### ENTRIES PROVIDED
(begin)
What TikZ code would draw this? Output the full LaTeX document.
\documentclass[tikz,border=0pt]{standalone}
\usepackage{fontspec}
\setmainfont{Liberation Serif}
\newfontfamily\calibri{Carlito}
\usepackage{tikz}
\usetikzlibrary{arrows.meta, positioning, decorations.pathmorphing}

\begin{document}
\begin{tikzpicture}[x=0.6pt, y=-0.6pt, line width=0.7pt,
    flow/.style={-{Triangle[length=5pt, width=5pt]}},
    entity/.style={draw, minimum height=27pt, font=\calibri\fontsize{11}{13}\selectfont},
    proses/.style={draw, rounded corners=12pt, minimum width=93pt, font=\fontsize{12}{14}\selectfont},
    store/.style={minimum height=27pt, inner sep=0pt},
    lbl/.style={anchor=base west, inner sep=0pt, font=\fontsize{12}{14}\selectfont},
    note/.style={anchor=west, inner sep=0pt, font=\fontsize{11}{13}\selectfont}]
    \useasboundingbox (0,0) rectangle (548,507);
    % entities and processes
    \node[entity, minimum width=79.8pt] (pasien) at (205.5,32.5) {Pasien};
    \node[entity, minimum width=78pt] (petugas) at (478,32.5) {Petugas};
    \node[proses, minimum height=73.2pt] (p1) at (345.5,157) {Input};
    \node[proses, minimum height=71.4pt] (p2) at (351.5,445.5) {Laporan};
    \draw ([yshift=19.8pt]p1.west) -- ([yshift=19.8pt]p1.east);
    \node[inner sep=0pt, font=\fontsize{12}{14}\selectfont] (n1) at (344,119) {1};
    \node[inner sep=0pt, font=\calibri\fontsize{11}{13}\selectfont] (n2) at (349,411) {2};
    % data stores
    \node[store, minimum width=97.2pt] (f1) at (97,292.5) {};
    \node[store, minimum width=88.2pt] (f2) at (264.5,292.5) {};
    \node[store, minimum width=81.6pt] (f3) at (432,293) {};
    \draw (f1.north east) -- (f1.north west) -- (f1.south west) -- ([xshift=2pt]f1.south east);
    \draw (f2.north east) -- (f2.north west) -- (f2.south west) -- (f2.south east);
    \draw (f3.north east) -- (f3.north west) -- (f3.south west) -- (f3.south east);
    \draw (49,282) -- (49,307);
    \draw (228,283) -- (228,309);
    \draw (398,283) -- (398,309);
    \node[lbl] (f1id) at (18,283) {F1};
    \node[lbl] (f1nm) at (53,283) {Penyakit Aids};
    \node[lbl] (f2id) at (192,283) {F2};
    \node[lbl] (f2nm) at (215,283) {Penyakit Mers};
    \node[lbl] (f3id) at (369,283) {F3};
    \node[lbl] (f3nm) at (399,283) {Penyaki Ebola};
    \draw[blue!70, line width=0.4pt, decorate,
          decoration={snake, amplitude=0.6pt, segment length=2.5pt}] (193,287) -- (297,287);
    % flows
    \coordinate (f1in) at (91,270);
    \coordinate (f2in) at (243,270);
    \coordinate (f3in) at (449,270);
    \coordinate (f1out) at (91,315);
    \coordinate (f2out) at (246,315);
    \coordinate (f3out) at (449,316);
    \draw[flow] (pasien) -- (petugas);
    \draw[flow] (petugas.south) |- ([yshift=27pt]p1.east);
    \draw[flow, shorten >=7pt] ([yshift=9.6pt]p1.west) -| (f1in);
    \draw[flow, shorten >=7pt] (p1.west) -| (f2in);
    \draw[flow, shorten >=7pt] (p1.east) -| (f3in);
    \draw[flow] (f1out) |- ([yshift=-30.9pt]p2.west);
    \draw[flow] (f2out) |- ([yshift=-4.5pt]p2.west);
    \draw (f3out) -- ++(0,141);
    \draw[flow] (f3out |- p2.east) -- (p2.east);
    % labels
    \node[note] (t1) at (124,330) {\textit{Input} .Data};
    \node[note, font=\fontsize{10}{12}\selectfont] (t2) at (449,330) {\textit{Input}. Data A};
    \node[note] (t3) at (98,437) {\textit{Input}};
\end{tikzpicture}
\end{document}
(end)
(begin)
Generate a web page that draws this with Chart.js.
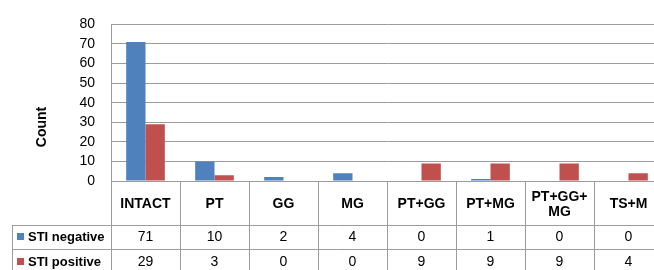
(end)
Extract each line holding the string "this".

### EXERCISE OUTPUT
What TikZ code would draw this? Output the full LaTeX document.
Generate a web page that draws this with Chart.js.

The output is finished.